CTV News in Canada. “The founders of a Saskatoon real estate investment company that left investors with millions of dollars in losses have reached a settlement with Saskatchewan’s financial and consumer watchdog. Rochelle Laflamme and Alisa Thompson, the founders of the now-defunct company Epic Alliance, have agreed to pay fines totalling $300,000, and are restricted from selling and promoting investment products for 20 years. In 2022, a court-ordered investigation found that $211.9 million dollars invested in the company by multiple investors were mostly gone. The meltdown of Epic Alliance resulted in significant financial losses for more than 120 investors, mainly from British Columbia and Ontario.”

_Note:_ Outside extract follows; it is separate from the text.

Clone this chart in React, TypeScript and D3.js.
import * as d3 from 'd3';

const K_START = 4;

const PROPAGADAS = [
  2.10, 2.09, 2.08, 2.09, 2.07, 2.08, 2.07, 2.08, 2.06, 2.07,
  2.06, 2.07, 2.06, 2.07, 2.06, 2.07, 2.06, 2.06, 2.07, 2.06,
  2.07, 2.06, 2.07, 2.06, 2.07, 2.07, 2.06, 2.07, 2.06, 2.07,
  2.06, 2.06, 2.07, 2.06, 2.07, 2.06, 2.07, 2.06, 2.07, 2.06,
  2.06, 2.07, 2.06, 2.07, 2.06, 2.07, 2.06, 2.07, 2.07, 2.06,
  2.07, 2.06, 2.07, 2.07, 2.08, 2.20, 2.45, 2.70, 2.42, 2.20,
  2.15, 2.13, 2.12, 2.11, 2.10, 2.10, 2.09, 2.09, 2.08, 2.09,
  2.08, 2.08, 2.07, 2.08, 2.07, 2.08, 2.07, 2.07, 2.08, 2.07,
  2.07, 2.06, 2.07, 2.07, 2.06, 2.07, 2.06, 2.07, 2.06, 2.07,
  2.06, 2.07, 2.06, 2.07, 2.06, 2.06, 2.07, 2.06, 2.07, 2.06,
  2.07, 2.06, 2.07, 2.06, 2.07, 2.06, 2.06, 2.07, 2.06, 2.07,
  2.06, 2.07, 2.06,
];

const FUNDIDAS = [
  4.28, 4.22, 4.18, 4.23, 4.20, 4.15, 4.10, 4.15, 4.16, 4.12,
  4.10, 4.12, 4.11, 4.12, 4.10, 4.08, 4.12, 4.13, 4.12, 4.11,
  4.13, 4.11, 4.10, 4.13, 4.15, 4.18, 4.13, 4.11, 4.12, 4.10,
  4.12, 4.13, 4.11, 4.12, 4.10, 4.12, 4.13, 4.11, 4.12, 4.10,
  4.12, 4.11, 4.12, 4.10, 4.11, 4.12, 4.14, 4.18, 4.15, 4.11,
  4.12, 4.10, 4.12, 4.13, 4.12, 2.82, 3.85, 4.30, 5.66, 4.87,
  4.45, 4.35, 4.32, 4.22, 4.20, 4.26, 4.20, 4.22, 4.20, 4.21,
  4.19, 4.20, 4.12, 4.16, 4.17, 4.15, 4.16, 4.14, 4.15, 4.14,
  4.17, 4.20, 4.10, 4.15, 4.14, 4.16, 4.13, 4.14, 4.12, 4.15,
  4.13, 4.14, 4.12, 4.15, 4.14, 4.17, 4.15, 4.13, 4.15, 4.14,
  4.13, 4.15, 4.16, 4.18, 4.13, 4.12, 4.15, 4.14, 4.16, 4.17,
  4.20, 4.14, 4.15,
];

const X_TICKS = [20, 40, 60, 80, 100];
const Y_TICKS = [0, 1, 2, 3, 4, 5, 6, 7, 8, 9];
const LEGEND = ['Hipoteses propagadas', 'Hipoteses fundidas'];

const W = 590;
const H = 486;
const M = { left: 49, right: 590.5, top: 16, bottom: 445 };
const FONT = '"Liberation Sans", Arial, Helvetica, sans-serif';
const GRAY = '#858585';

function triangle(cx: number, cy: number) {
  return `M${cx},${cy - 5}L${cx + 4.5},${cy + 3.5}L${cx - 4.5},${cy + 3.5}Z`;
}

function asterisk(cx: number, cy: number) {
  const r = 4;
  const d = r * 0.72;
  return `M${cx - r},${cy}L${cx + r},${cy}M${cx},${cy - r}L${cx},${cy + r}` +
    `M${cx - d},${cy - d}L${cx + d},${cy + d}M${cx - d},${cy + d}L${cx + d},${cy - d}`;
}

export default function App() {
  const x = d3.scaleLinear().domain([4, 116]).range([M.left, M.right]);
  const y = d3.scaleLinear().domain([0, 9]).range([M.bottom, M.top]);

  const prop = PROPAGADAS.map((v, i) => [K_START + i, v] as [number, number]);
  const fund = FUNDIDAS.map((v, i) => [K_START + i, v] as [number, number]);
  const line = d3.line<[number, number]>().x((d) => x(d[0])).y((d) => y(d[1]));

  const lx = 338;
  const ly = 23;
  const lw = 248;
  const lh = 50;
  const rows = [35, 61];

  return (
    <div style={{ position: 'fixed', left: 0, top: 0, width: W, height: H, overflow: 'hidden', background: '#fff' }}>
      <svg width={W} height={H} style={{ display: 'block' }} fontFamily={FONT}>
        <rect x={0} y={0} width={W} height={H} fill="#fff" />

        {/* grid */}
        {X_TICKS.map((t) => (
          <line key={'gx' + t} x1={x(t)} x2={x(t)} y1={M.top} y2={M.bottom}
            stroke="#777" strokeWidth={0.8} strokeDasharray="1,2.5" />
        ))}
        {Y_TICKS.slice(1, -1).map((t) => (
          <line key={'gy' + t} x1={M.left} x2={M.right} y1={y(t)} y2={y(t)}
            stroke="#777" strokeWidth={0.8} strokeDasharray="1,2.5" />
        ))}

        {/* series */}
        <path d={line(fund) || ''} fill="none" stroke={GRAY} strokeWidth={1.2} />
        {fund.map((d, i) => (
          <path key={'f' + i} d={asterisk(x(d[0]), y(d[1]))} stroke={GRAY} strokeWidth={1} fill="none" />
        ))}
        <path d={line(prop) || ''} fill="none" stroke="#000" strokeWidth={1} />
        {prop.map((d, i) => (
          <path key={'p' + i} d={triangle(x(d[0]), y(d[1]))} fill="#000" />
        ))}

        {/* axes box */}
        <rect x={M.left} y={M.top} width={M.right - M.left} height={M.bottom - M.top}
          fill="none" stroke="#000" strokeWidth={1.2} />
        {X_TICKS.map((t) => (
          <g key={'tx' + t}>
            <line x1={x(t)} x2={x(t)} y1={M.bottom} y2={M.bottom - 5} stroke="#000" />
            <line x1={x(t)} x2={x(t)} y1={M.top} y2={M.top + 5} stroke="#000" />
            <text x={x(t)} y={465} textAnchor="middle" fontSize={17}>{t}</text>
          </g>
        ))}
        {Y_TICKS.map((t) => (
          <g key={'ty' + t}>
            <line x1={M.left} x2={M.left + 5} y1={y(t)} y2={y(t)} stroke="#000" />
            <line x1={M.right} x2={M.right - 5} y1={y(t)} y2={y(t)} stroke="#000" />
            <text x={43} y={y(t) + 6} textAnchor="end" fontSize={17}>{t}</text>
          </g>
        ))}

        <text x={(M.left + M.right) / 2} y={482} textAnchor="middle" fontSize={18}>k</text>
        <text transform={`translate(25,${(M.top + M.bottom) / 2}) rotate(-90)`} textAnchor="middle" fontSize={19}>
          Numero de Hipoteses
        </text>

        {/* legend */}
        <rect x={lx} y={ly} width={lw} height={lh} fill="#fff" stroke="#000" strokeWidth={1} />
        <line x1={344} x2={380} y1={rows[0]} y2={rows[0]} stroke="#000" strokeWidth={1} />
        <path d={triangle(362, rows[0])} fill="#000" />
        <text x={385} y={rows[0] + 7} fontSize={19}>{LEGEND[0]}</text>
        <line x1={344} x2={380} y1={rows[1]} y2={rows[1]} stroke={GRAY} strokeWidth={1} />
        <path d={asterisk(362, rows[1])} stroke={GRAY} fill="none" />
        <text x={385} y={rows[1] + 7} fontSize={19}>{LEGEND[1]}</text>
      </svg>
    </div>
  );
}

“The company offered a ‘hassle-free’ landlord program — offering to manage homes for out-of-province investors. The investor would take out the mortgage on the home and Epic Alliance would assume responsibility for finding tenants and maintaining the property. Many of the homes actually sat vacant as the company promised the investor a 15 per cent guaranteed rate of return on their investment. A Saskatoon attorney representing some of the investors told CTV News in 2022 the pair were ‘using new money to pay old money.’”

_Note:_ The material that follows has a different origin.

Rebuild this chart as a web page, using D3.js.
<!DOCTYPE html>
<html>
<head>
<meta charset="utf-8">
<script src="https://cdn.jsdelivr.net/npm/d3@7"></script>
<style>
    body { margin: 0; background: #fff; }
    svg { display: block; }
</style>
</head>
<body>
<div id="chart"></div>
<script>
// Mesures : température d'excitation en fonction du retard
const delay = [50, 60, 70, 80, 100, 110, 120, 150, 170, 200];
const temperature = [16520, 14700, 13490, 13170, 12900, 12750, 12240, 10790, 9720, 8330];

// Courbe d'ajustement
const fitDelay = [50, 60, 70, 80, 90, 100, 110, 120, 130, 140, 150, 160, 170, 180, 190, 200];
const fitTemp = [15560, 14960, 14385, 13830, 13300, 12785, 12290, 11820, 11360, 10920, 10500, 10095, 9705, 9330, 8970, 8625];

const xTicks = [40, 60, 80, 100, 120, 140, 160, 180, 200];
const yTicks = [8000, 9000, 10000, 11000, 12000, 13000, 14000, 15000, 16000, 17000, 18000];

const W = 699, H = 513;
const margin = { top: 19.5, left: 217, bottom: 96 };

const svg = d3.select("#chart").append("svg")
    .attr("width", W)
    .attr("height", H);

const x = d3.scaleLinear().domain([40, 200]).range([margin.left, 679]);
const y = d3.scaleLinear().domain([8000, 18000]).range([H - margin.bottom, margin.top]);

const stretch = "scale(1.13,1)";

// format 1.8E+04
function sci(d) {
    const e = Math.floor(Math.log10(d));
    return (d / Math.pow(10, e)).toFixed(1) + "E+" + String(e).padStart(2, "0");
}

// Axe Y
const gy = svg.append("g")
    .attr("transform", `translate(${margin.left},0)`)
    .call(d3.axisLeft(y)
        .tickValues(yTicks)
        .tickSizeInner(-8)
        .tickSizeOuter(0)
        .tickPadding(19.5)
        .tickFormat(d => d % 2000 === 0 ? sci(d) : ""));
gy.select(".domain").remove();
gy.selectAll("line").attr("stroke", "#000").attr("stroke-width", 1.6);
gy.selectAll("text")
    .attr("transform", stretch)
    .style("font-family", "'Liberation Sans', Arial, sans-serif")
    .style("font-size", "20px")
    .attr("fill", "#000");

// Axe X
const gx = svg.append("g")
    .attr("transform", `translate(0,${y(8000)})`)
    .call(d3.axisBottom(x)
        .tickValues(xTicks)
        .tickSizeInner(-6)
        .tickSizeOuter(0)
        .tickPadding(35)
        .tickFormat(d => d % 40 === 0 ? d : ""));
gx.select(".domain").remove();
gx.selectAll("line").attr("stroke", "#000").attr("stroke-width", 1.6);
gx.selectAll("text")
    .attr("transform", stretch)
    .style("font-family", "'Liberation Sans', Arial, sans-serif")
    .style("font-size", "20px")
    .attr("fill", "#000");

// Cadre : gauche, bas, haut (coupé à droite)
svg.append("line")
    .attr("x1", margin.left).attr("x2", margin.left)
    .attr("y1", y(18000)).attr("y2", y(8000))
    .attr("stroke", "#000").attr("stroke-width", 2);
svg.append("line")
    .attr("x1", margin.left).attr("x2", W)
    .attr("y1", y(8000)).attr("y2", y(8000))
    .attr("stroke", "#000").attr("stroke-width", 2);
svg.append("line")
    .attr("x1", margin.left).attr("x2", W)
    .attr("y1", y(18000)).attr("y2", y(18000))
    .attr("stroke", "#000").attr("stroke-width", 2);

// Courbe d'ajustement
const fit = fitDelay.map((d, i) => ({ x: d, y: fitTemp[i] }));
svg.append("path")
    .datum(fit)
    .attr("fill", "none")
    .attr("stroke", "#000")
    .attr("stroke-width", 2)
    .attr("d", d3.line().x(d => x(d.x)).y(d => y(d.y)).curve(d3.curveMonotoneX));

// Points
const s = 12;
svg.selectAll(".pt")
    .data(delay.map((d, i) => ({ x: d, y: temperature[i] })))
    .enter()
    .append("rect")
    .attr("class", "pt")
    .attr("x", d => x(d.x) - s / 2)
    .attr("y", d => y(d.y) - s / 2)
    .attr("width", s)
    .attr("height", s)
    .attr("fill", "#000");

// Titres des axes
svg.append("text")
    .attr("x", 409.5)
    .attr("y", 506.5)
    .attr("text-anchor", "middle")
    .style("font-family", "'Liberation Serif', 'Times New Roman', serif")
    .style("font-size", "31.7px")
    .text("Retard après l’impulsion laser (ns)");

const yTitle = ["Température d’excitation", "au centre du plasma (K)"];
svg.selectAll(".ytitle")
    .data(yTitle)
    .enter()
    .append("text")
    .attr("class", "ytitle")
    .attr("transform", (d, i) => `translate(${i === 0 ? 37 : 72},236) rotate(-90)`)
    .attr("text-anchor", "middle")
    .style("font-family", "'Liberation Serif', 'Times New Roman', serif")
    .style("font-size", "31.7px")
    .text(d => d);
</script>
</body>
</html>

“In January 2022, Laflamme and Thompson hosted a Zoom meeting to inform investors of the company’s imminent demise. According to a transcript of the call included in a court filing, the company’s financial situation was described as a ‘s–t sandwich.’ ‘Unfortunately, anybody who had any unsecured debts … it’s all gone. Everything is gone. There is no business left and that’s what it is,’ the transcription said.”

The Daily Post. “A man used a friend to fraudulently apply for a mortgage to buy a house in Gwynedd. Jonathan Duggan was today branded an ‘accomplished fraudster’ by a judge. The 42-year-old had ‘exploited’ his friend Andrew Battye to get him to apply for a mortgage totalling £300,000 to purchase the property in Nebo, Mold Crown Court heard. Prosecutor Karl Scholtz said Duggan had had no credit rating so he pretended to the Halifax Bank of Scotland that the purchaser of the Nebo house was Battye. Trevor Parry Jones, defending Duggan, said Duggan, his wife and friend Battye came to North Wales to renovate a ‘run down old cottage’ in Nebo. The Duggan family lived in a shed. But the cottage became a ‘rather grand property.’ There were also numerous disputes over planning problems as the building was renovated, he said. His client had been ‘foolish and stupid.’ He placed his family’s home in jeopardy and has lost everything.”

From Swiss Info. “Multimillionaires around the world could see some bargain prices for luxury Alpine chalets in Switzerland this year, according to UBS bank. ‘Advertised properties are garnering less interest, and asking prices are being increasingly challenged by prospective buyers. If sellers are pressed for time, they may have to accept price reductions,’ says UBS real estate economist Katharina Hofer.”

The New Zealand Herald. “Property listings were well up in March according to a new Real Estate (REINZ) report, with five regions showing especially strong growth. ‘Listings increased substantially, up by 23.9 per cent nationally compared with March 2023, reinforcing a trend we have seen since the beginning of 2024 with more property coming to market,’ said REINZ chief executive Jen Baird. It was the second consecutive month where North Island regions recorded the highest year-on-year increases in listings, REINZ said. Some vendors might just be tired of waiting and were now willing to ‘meet the market’ with price expectations, REINZ said. The property report said high interest rates and uncertainty in the jobs market meant some buyers were still cautious, with prices still off their peaks from a few years ago.”